There's not much out there about AT&T PM interviews specifically so I'm writing this up after finishing their loop for a Senior PM role on their B2C fiber product team.
Full disclosure: I've previously been a PM at a mid-size SaaS company. This is not a FAANG-style PM interview. The process is calibrated differently.
Total rounds: 4, all virtual
Round 1: Recruiter screen (30 min, no tech) Standard. See other posts on this.
Round 2: Hiring manager intro (45 min) The HM opened with a product walkthrough question: "Take me through a product you've worked on. What decisions did you make and what would you do differently?" This was 20 minutes of the conversation. Then he asked about my experience with telecom or connectivity products (I didn't have direct experience, he wasn't worried). Ended with a brief pitch on the team and what they're building.
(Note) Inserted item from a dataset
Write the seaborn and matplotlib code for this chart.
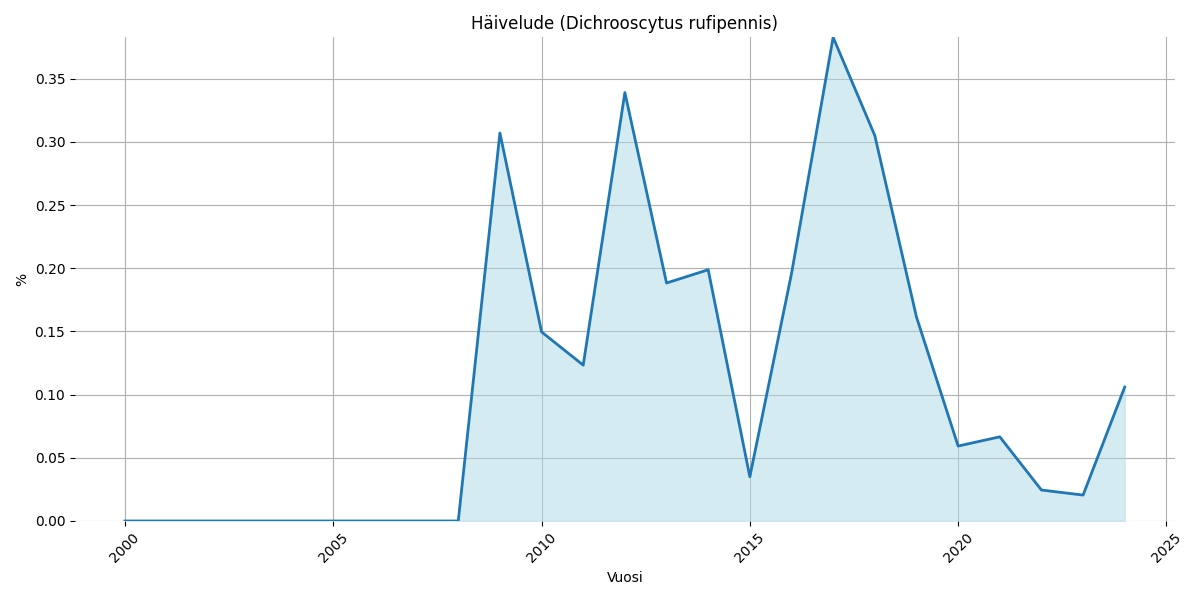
import matplotlib
matplotlib.use("Agg")
import matplotlib.pyplot as plt
import seaborn as sns
import pandas as pd

years = list(range(2000, 2025))
percent = [0, 0, 0, 0, 0, 0, 0, 0, 0,
           0.307, 0.1496, 0.1233, 0.339, 0.1883, 0.1988, 0.035,
           0.1957, 0.3827, 0.305, 0.1614, 0.0593, 0.0666, 0.0245, 0.0205, 0.106]

df = pd.DataFrame({'Vuosi': years, 'pct': percent})

fig, ax = plt.subplots(figsize=(12, 6), dpi=100)
sns.lineplot(data=df, x='Vuosi', y='pct', ax=ax, color='#1f77b4', linewidth=2)
ax.fill_between(df['Vuosi'], df['pct'], color='lightblue', alpha=0.5)

ax.set_title('Häivelude (Dichrooscytus rufipennis)')
ax.set_xlabel('Vuosi')
ax.set_ylabel('%')
ax.set_ylim(0, max(percent))
ax.grid(True, color='#b0b0b0')
ax.set_axisbelow(True)
for s in ax.spines.values():
    s.set_visible(False)
plt.xticks(rotation=45)

plt.tight_layout()
plt.savefig('out.png')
Round 3: Product panel (90 min, two interviewers) Three types of questions mixed together: Product sense: "AT&T is launching a new bundled home service product. How would you define success metrics and what's your go-to-market approach?" This required knowing AT&T's actual customer segments (they have different products for different income brackets and geographies). I'd done research but the interviewers clearly expected some domain prep. Execution / prioritization: "You have 3 sprints left before a major partner deadline and engineering just told you two features will slip. Walk me through how you decide what ships." Classic PM scoping question. Stakeholder management: "Describe a time you had to say no to a senior stakeholder's request." The AT&T org is huge. They're really asking: can you hold a position with executives?
Round 4: Cross-functional (45 min, engineering partner) The eng lead asked me about my experience writing PRDs and defining acceptance criteria. We talked through a technical trade-off in a product I'd shipped. She wasn't trying to quiz me on code but she wanted to see I understood feasibility constraints.
Behavioral weight: Higher than at most tech companies. I'd estimate 50% of total time across all rounds.
They offered within 2 weeks. The role pays more like a large enterprise PM comp (not FAANG) but with solid benefits and actual ownership over a meaningful customer surface.